Enrico Sassi, architetto e architetto paesaggista, coordinatore dell’Istituto di studi urbani e del paesaggio diretto dal professor Jonathan Sergison, e già coordinatore del Laboratorio Ticino, ha seguito dal canto suo i primordi che hanno condotto al documento “Parco del Laveggio – Progetto modello” sullo sviluppo sostenibile del territorio: “Da qui abbiamo sviluppato la cartina e in questa fase il concetto di parco si è consolidato e ha offerto una spinta significativa alla percezione di uno spazio che prima di allora non era neppure ancora tangibile. La continuità di lettura del Parco del Laveggio è tuttora in itinere”. Aggiunge Grazia Bianchi: “Prima il fiume e le rive erano su più tratti degradate. Lo studio sul Laveggio, pubblicato nel 2017, è servito. La Confederazione ne ha colto il valore e il fatto che a promuoverlo sia stata un’associazione e non un ente pubblico, è stato vincente”.

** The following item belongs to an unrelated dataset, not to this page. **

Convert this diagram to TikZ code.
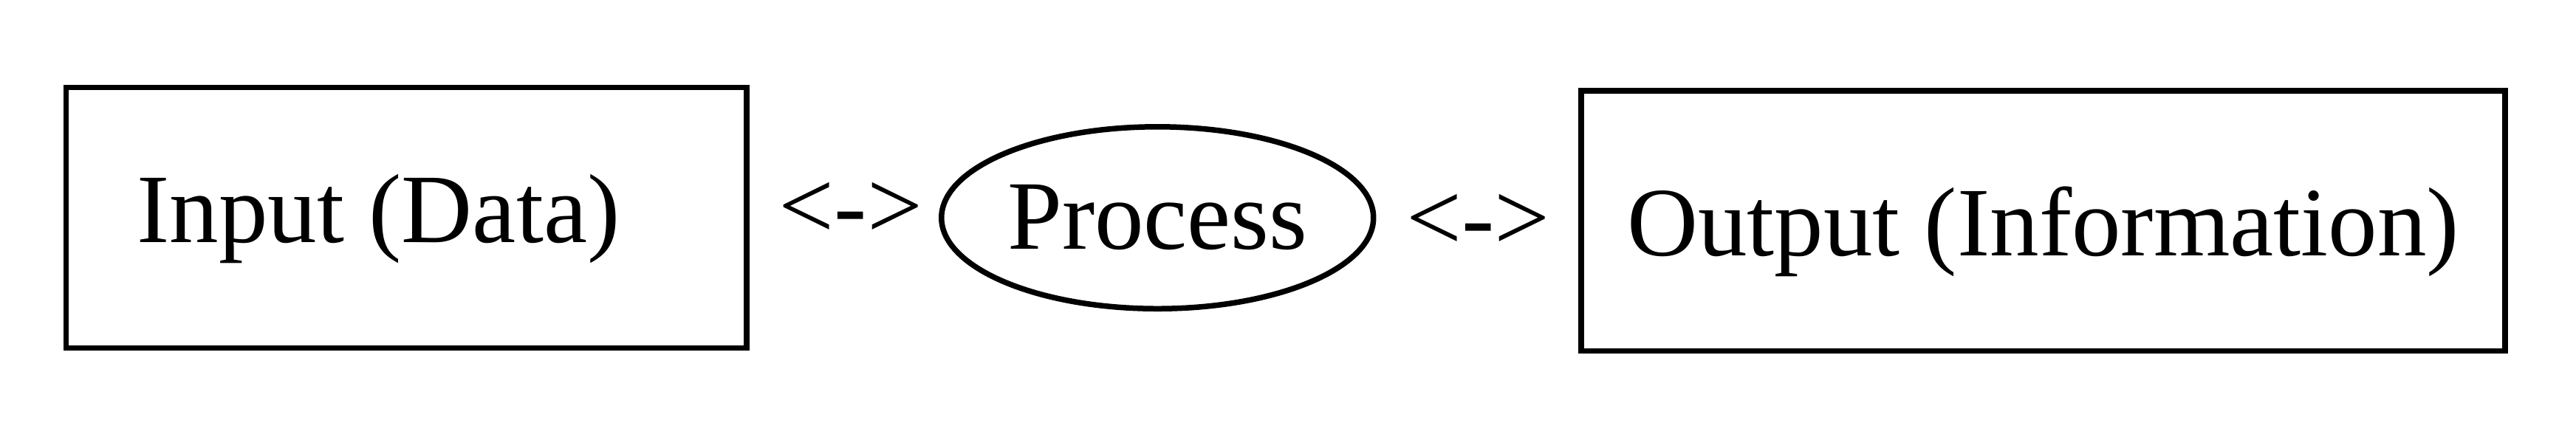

L’unicità del Parco del Laveggio ha spiazzato anche gli studenti del Corso di Master. Lo racconta il docente Cometta, che sottolinea: “Il Laveggio è qualcosa di completamente diverso rispetto a un parco urbano tradizionale con il tipico giardino all’inglese. Questo è stato anche uno degli aspetti più arricchenti, il poter osservare come da un concetto di parco è stato ripensato un territorio che effettivamente era marginale, periferico e poco utilizzato. Per questo motivo il Parco del Laveggio, costituito dai Cittadini per il Territorio in primis, e da diversi partner, permette di pensare l’intero territorio del fondovalle del Mendrisiotto con un esito decisamente interessante”.
E la singolarità dell’oggetto viene ribadita anche dall’architetto Sassi: “Il Parco del Laveggio è un caso di studio ricco e affascinante per chi si occupa di territorio e pianificazione. Un progetto voluto dal basso dall’associazione Cittadini per il territorio, e realizzato con grande agilità, inventiva e mezzi limitati. Il parco valorizza uno spazio marginale tenendo in equilibrio criteri ecologici e necessità di aree pubbliche di svago per il Mendrisiotto: un raro esempio che mostra come le buone idee possono incidere migliorando la qualità del nostro territorio. D’altra parte il parco contemporaneo è costituito da stratificazioni, di modifiche che la società ha realizzato sul territorio e che oggi possono essere rivalutate. L’importante è avere un disegno, una visione, un concetto. Ricordo che del Parco del Laveggio era stata realizzata una cartina”. Che nel frattempo è già mutata. “Anche perché – evidenzia Grazia Bianchi – la nostra Associazione raccoglie ancora a tutt’oggi informazioni, suggestioni, segnalazioni dai fruitori. È sufficiente scrivere a info@parcolaveggio.ch e nel limite del possibile interveniamo attivamente”.
Insomma, a riprova che il progetto mantiene intatto il suo spirito partecipativo con un processo di consenso in perenne cammino. “Un progetto che – ci tiene a sottolineare Grazia Bianchi – è stato possibile concretizzare nei suoi elementi principali nel 2023, grazie alla competenza e all’entusiasmo di due giovani architetti della regione, Carlo Romano e Oliviero Piffaretti e del loro team di cui fa parte Giacomo Hug, che ha curato con grande sensibilità l’immagine del Parco”.